What is being asked: Exactly repeat the material, dropping only the pictures.

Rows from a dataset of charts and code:
——————
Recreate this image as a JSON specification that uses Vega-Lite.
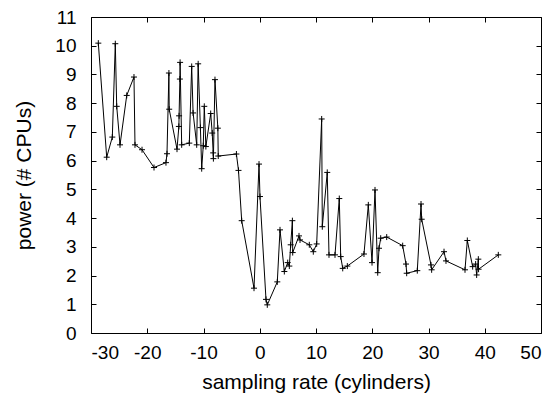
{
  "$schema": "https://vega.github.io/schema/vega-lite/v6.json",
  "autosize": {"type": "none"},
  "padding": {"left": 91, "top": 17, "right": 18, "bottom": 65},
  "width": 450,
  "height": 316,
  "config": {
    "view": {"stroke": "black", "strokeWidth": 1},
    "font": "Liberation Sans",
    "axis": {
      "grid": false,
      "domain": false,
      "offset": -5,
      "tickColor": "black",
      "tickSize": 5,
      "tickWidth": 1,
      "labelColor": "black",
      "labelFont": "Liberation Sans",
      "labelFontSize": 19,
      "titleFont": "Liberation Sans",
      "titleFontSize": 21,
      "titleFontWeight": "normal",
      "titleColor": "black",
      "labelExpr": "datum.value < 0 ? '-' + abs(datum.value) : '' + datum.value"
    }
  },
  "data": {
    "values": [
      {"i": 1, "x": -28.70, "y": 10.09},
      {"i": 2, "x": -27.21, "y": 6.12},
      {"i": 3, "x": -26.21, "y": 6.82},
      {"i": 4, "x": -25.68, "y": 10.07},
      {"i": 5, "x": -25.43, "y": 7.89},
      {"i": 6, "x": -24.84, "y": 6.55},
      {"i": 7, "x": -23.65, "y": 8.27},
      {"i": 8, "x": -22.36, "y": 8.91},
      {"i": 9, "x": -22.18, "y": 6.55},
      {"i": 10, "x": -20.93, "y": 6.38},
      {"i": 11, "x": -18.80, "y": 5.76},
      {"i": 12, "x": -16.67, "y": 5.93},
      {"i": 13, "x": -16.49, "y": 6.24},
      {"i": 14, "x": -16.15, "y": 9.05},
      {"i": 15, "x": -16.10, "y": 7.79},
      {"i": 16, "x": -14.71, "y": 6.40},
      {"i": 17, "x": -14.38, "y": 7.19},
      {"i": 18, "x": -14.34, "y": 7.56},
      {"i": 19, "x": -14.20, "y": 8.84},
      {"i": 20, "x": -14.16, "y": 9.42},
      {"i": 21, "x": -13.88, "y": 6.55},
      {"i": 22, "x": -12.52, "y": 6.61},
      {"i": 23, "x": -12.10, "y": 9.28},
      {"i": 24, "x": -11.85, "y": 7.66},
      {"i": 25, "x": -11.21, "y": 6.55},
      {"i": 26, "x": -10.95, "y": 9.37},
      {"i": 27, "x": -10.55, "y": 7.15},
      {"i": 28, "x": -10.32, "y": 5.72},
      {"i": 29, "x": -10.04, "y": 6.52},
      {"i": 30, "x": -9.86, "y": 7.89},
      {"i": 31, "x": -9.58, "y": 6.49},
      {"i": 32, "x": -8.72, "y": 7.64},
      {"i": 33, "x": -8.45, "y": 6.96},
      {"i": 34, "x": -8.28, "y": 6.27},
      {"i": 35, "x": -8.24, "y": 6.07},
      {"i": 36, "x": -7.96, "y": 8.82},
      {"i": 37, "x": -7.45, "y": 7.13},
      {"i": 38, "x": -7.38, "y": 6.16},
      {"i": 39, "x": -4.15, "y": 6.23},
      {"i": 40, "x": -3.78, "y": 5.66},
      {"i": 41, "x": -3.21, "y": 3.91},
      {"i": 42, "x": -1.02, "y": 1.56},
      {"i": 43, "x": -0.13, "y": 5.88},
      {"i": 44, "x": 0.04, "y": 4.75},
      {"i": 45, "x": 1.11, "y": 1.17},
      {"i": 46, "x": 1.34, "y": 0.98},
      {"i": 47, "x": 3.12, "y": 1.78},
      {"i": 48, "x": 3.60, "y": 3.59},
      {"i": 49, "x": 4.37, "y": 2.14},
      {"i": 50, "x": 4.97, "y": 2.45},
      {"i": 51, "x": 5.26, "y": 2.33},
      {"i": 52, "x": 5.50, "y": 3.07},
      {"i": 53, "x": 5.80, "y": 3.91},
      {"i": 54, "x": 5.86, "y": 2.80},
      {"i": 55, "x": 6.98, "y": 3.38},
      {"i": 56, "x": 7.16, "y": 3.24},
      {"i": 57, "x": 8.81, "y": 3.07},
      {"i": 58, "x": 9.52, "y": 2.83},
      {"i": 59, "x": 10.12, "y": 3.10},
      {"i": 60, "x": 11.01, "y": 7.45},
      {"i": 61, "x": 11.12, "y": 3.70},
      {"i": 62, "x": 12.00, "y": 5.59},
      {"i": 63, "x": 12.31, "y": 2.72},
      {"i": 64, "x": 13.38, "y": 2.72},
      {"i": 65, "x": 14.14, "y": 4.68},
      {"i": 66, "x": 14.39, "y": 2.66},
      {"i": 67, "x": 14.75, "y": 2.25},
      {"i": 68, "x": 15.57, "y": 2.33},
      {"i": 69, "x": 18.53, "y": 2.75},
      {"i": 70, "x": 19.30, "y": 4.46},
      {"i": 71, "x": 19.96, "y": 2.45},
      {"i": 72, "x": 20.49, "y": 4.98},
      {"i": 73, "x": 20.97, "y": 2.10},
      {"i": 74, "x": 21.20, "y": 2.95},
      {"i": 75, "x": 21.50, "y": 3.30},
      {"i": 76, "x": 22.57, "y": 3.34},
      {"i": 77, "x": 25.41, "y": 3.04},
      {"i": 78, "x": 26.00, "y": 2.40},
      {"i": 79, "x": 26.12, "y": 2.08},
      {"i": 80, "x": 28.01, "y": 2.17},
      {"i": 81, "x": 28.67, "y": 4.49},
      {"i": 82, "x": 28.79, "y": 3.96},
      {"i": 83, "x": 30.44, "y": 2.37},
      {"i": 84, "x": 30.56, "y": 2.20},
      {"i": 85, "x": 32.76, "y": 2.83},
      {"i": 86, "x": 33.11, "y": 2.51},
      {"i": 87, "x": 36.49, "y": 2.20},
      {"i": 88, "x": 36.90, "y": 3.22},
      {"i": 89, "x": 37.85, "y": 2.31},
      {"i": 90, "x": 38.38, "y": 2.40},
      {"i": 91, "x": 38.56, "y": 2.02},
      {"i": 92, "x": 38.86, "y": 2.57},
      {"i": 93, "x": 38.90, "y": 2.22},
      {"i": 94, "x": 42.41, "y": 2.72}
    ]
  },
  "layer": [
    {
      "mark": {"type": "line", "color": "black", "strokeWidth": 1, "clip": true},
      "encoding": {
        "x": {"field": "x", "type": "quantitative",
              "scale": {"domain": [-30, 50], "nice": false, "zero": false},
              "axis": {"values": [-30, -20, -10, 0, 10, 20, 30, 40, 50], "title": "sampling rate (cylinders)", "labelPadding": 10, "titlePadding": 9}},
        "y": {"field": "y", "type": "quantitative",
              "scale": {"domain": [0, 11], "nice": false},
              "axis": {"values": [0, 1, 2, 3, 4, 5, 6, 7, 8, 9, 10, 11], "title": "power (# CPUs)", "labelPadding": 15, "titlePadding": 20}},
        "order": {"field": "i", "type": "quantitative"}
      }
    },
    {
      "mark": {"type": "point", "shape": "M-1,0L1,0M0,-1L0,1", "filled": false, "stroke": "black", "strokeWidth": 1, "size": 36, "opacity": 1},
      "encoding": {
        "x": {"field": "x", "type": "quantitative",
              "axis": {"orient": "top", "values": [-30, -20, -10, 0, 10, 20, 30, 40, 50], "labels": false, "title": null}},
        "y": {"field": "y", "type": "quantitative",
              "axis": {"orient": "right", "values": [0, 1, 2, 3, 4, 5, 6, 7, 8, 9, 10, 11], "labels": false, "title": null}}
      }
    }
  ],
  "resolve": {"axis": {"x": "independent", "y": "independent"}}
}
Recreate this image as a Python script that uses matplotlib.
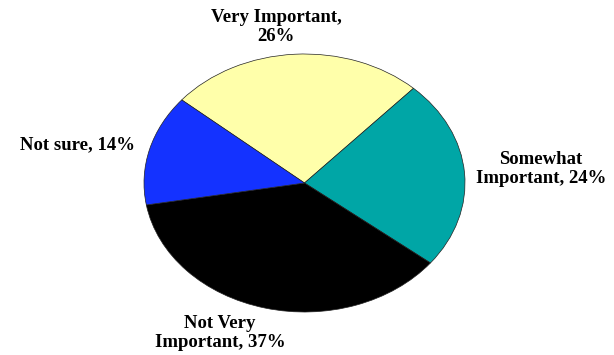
——————
Answer to the problem:
Recreate this image as a JSON specification that uses Vega-Lite.
{
  "$schema": "https://vega.github.io/schema/vega-lite/v6.json",
  "autosize": {"type": "none"},
  "padding": {"left": 91, "top": 17, "right": 18, "bottom": 65},
  "width": 450,
  "height": 316,
  "config": {
    "view": {"stroke": "black", "strokeWidth": 1},
    "font": "Liberation Sans",
    "axis": {
      "grid": false,
      "domain": false,
      "offset": -5,
      "tickColor": "black",
      "tickSize": 5,
      "tickWidth": 1,
      "labelColor": "black",
      "labelFont": "Liberation Sans",
      "labelFontSize": 19,
      "titleFont": "Liberation Sans",
      "titleFontSize": 21,
      "titleFontWeight": "normal",
      "titleColor": "black",
      "labelExpr": "datum.value < 0 ? '-' + abs(datum.value) : '' + datum.value"
    }
  },
  "data": {
    "values": [
      {"i": 1, "x": -28.70, "y": 10.09},
      {"i": 2, "x": -27.21, "y": 6.12},
      {"i": 3, "x": -26.21, "y": 6.82},
      {"i": 4, "x": -25.68, "y": 10.07},
      {"i": 5, "x": -25.43, "y": 7.89},
      {"i": 6, "x": -24.84, "y": 6.55},
      {"i": 7, "x": -23.65, "y": 8.27},
      {"i": 8, "x": -22.36, "y": 8.91},
      {"i": 9, "x": -22.18, "y": 6.55},
      {"i": 10, "x": -20.93, "y": 6.38},
      {"i": 11, "x": -18.80, "y": 5.76},
      {"i": 12, "x": -16.67, "y": 5.93},
      {"i": 13, "x": -16.49, "y": 6.24},
      {"i": 14, "x": -16.15, "y": 9.05},
      {"i": 15, "x": -16.10, "y": 7.79},
      {"i": 16, "x": -14.71, "y": 6.40},
      {"i": 17, "x": -14.38, "y": 7.19},
      {"i": 18, "x": -14.34, "y": 7.56},
      {"i": 19, "x": -14.20, "y": 8.84},
      {"i": 20, "x": -14.16, "y": 9.42},
      {"i": 21, "x": -13.88, "y": 6.55},
      {"i": 22, "x": -12.52, "y": 6.61},
      {"i": 23, "x": -12.10, "y": 9.28},
      {"i": 24, "x": -11.85, "y": 7.66},
      {"i": 25, "x": -11.21, "y": 6.55},
      {"i": 26, "x": -10.95, "y": 9.37},
      {"i": 27, "x": -10.55, "y": 7.15},
      {"i": 28, "x": -10.32, "y": 5.72},
      {"i": 29, "x": -10.04, "y": 6.52},
      {"i": 30, "x": -9.86, "y": 7.89},
      {"i": 31, "x": -9.58, "y": 6.49},
      {"i": 32, "x": -8.72, "y": 7.64},
      {"i": 33, "x": -8.45, "y": 6.96},
      {"i": 34, "x": -8.28, "y": 6.27},
      {"i": 35, "x": -8.24, "y": 6.07},
      {"i": 36, "x": -7.96, "y": 8.82},
      {"i": 37, "x": -7.45, "y": 7.13},
      {"i": 38, "x": -7.38, "y": 6.16},
      {"i": 39, "x": -4.15, "y": 6.23},
      {"i": 40, "x": -3.78, "y": 5.66},
      {"i": 41, "x": -3.21, "y": 3.91},
      {"i": 42, "x": -1.02, "y": 1.56},
      {"i": 43, "x": -0.13, "y": 5.88},
      {"i": 44, "x": 0.04, "y": 4.75},
      {"i": 45, "x": 1.11, "y": 1.17},
      {"i": 46, "x": 1.34, "y": 0.98},
      {"i": 47, "x": 3.12, "y": 1.78},
      {"i": 48, "x": 3.60, "y": 3.59},
      {"i": 49, "x": 4.37, "y": 2.14},
      {"i": 50, "x": 4.97, "y": 2.45},
      {"i": 51, "x": 5.26, "y": 2.33},
      {"i": 52, "x": 5.50, "y": 3.07},
      {"i": 53, "x": 5.80, "y": 3.91},
      {"i": 54, "x": 5.86, "y": 2.80},
      {"i": 55, "x": 6.98, "y": 3.38},
      {"i": 56, "x": 7.16, "y": 3.24},
      {"i": 57, "x": 8.81, "y": 3.07},
      {"i": 58, "x": 9.52, "y": 2.83},
      {"i": 59, "x": 10.12, "y": 3.10},
      {"i": 60, "x": 11.01, "y": 7.45},
      {"i": 61, "x": 11.12, "y": 3.70},
      {"i": 62, "x": 12.00, "y": 5.59},
      {"i": 63, "x": 12.31, "y": 2.72},
      {"i": 64, "x": 13.38, "y": 2.72},
      {"i": 65, "x": 14.14, "y": 4.68},
      {"i": 66, "x": 14.39, "y": 2.66},
      {"i": 67, "x": 14.75, "y": 2.25},
      {"i": 68, "x": 15.57, "y": 2.33},
      {"i": 69, "x": 18.53, "y": 2.75},
      {"i": 70, "x": 19.30, "y": 4.46},
      {"i": 71, "x": 19.96, "y": 2.45},
      {"i": 72, "x": 20.49, "y": 4.98},
      {"i": 73, "x": 20.97, "y": 2.10},
      {"i": 74, "x": 21.20, "y": 2.95},
      {"i": 75, "x": 21.50, "y": 3.30},
      {"i": 76, "x": 22.57, "y": 3.34},
      {"i": 77, "x": 25.41, "y": 3.04},
      {"i": 78, "x": 26.00, "y": 2.40},
      {"i": 79, "x": 26.12, "y": 2.08},
      {"i": 80, "x": 28.01, "y": 2.17},
      {"i": 81, "x": 28.67, "y": 4.49},
      {"i": 82, "x": 28.79, "y": 3.96},
      {"i": 83, "x": 30.44, "y": 2.37},
      {"i": 84, "x": 30.56, "y": 2.20},
      {"i": 85, "x": 32.76, "y": 2.83},
      {"i": 86, "x": 33.11, "y": 2.51},
      {"i": 87, "x": 36.49, "y": 2.20},
      {"i": 88, "x": 36.90, "y": 3.22},
      {"i": 89, "x": 37.85, "y": 2.31},
      {"i": 90, "x": 38.38, "y": 2.40},
      {"i": 91, "x": 38.56, "y": 2.02},
      {"i": 92, "x": 38.86, "y": 2.57},
      {"i": 93, "x": 38.90, "y": 2.22},
      {"i": 94, "x": 42.41, "y": 2.72}
    ]
  },
  "layer": [
    {
      "mark": {"type": "line", "color": "black", "strokeWidth": 1, "clip": true},
      "encoding": {
        "x": {"field": "x", "type": "quantitative",
              "scale": {"domain": [-30, 50], "nice": false, "zero": false},
              "axis": {"values": [-30, -20, -10, 0, 10, 20, 30, 40, 50], "title": "sampling rate (cylinders)", "labelPadding": 10, "titlePadding": 9}},
        "y": {"field": "y", "type": "quantitative",
              "scale": {"domain": [0, 11], "nice": false},
              "axis": {"values": [0, 1, 2, 3, 4, 5, 6, 7, 8, 9, 10, 11], "title": "power (# CPUs)", "labelPadding": 15, "titlePadding": 20}},
        "order": {"field": "i", "type": "quantitative"}
      }
    },
    {
      "mark": {"type": "point", "shape": "M-1,0L1,0M0,-1L0,1", "filled": false, "stroke": "black", "strokeWidth": 1, "size": 36, "opacity": 1},
      "encoding": {
        "x": {"field": "x", "type": "quantitative",
              "axis": {"orient": "top", "values": [-30, -20, -10, 0, 10, 20, 30, 40, 50], "labels": false, "title": null}},
        "y": {"field": "y", "type": "quantitative",
              "axis": {"orient": "right", "values": [0, 1, 2, 3, 4, 5, 6, 7, 8, 9, 10, 11], "labels": false, "title": null}}
      }
    }
  ],
  "resolve": {"axis": {"x": "independent", "y": "independent"}}
}
Recreate this image as a Python script that uses matplotlib.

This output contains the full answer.